The notice asserts that this would amount to taking private property without just compensation by denying its highest and best use, violate the U.S. Constitution's equal protection clause, deny due process and amount to an unlawful delegation of the council's authority, in violation of the Georgia Constitution, in response to neighborhood opposition.
"The decision would be based upon perceived but unsubstantiated negative impacts of the proposed zoning change on nearby property owners and not on the basis of the legitimate protection of the health, safety, moral or general welfare of the public," asserts a section about due process.
Park and neighborhood
Robert F. "Bob" Mikell, attorney for Woodlawn Neighborhood Association members, was the first of more than 12 people to speak in opposition to the zoning change. He commented on Rushing's notice of constitutional challenges.
"Courts will only strike down a zoning ordinance if (it) as currently zoned results in relatively little gain or benefit to the public while inflicting serious injury or loss on the owner," Mikell said. "Additionally, it is well-established that a serious detriment to the landowner is not shown by the fact the property would be more valuable if rezoned."
He also cited, as he had done at the Planning Commission, the Georgia Supreme Court's 1931 decision in Howden v.

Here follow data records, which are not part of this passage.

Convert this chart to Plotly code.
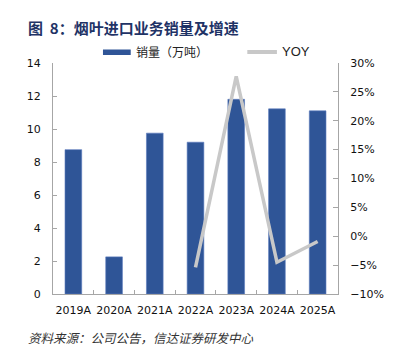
import plotly.graph_objects as go

categories = ["2019A", "2020A", "2021A", "2022A", "2023A", "2024A", "2025A"]
sales = [8.75, 2.25, 9.75, 9.2, 11.8, 11.22, 11.1]
yoy_categories = ["2022A", "2023A", "2024A", "2025A"]
yoy = [-0.054, 0.277, -0.045, -0.009]

W, H = 396, 348
L, R, T, B = 53, 35, 63, 54
pw, ph = W - L - R, H - T - B

def px(x):
    return (x - L) / pw

def py(y):
    return (H - B - y) / ph

tick_font = dict(family="DejaVu Sans, Verdana, sans-serif", size=11, color="#111111")
cjk = "Noto Sans CJK SC, sans-serif"

fig = go.Figure()
fig.add_trace(go.Bar(x=categories, y=sales, marker=dict(color="#2f5597", line=dict(color="#5a7bbd", width=0.6)),
                     name="销量（万吨）", yaxis="y"))
fig.add_trace(go.Scatter(x=yoy_categories, y=yoy, mode="lines", line=dict(color="#c8c8c8", width=3.5),
                         name="YOY", yaxis="y2"))

fig.update_layout(
    width=W, height=H,
    margin=dict(l=L, r=R, t=T, b=B, pad=0),
    paper_bgcolor="white", plot_bgcolor="white",
    showlegend=False,
    bargap=0.59,
    xaxis=dict(categoryorder="array", categoryarray=categories, showline=True, linecolor="#a6a6a6", linewidth=1,
               ticks="inside", ticklen=4, tickcolor="#a6a6a6", tickson="boundaries", tickfont=tick_font,
               tickangle=0, ticklabelstandoff=6, showgrid=False, zeroline=False, fixedrange=True),
    yaxis=dict(range=[0, 14], dtick=2, showline=True, linecolor="#a6a6a6", linewidth=1, ticks="inside",
               ticklen=4, tickcolor="#a6a6a6", tickfont=tick_font, ticklabelstandoff=9, showgrid=False,
               zeroline=False),
    yaxis2=dict(range=[-0.10, 0.30], dtick=0.05, tickformat=".0%", overlaying="y", side="right", showline=True,
                linecolor="#a6a6a6", linewidth=1, ticks="inside", ticklen=5, tickcolor="#a6a6a6",
                tickfont=tick_font, ticklabelstandoff=9, showgrid=False, zeroline=False),
)

# Title
fig.add_annotation(text="<b>图  8：烟叶进口业务销量及增速</b>", xref="paper", yref="paper",
                   x=px(24), y=py(28), xanchor="left", yanchor="middle", showarrow=False,
                   font=dict(family=cjk, size=15, color="#1f3366"))

# Legend
fig.add_shape(type="rect", xref="paper", yref="paper", x0=px(107), x1=px(137), y0=py(55), y1=py(49.5),
              fillcolor="#2f5597", line=dict(width=0))
fig.add_annotation(text="销量（万吨）", xref="paper", yref="paper", x=px(140), y=py(52),
                   xanchor="left", yanchor="middle", showarrow=False,
                   font=dict(family=cjk, size=12, color="#222222"))
fig.add_shape(type="line", xref="paper", yref="paper", x0=px(263), x1=px(295), y0=py(52), y1=py(52),
              line=dict(color="#c8c8c8", width=4))
fig.add_annotation(text="YOY", xref="paper", yref="paper", x=px(298), y=py(52),
                   xanchor="left", yanchor="middle", showarrow=False,
                   font=dict(family="Liberation Sans, Arial, sans-serif", size=13, color="#222222"))

# Source
fig.add_annotation(text="<i>资料来源：公司公告，信达证券研发中心</i>", xref="paper", yref="paper",
                   x=px(24), y=py(337), xanchor="left", yanchor="middle", showarrow=False,
                   font=dict(family=cjk, size=12.5, color="#333333"))

fig.write_html("out.html")
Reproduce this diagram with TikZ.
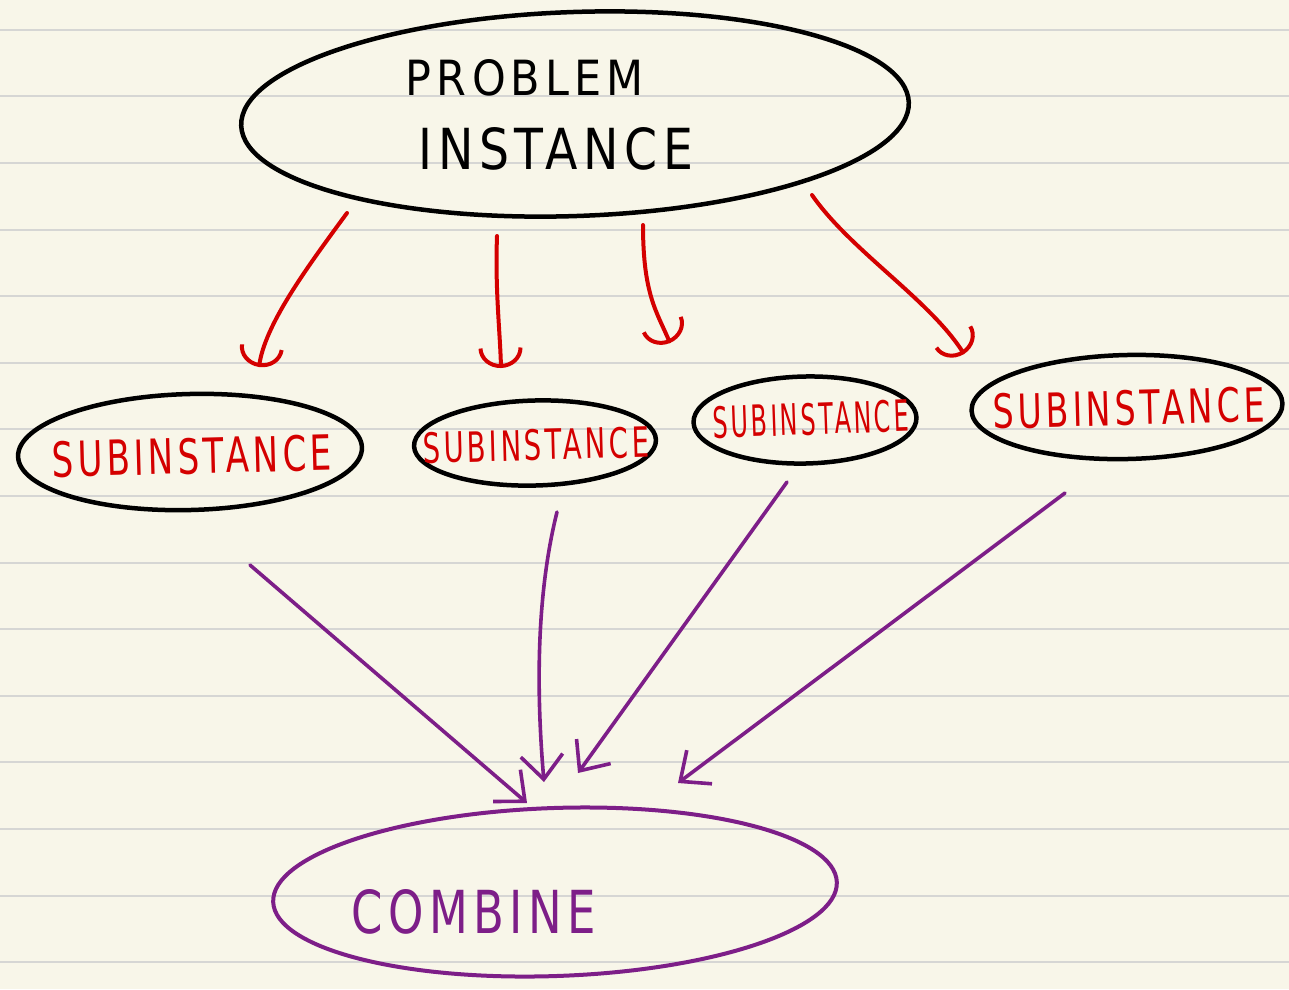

Mayor and Aldermen of Savannah. Upholding zoning that allowed only homes beside Forsyth Park, thus prohibiting a gas station from being built, the court cited the park's "loveliness and beauty" as contributing to the city's general welfare.
"Well, as I'm sure you're going to hear from some of the ... citizens of Statesboro and Bulloch County, the Garden of the Coastal Plain is right next door, and it's one of our few public green spaces in the city, and it has an estimated 20,000 visitors a year, 3,000 schoolchildren, and really is a crown jewel of this community," Mikell said.
Kathy Shriver, from the Woodlawn neighborhood, noted that she and other residents previously opposed a zoning request by the Parker Companies, which proposed a station across from Hanner Fieldhouse.
"Since then, Parker's found a very successful place to build on in an already zoned commercial property, and Enmark can do the same," she said.
Another resident delivered petitions signed by Woodlawn, Edgewood, Greenbriar and Wendwood residents opposing the zoning change. Shriver said 64 families were represented in Woodlawn alone.
First Presbyterian Church has registered its objections both with a letter and public statements by its members.
Based on the notice that "certain constitutional issues are in play," Moore said, she was asking for the delay "so that the facts and law can be reviewed."
City Attorney J. Alvin Leaphart IV confirmed that he will draft for council's adoption "written findings of fact and the reasons for its decision, so if there's any sort of challenge made ... any court reviewing its decision will have a clear understanding of why council decided as it did."
If the council denies the request, either the Benson estate or Enmark Stations Inc. could seek a writ of mandamus from the Bulloch County Superior Court to reverse the city's action, Rushing said Thursday.
"As far as I know, neither of those parties have made any decision in that regard," Rushing said. "First, they would need to see the city's decision, in its written format, in order to make that decision."
After the council votes, the property owner or contracted buyer would have 30 days to file.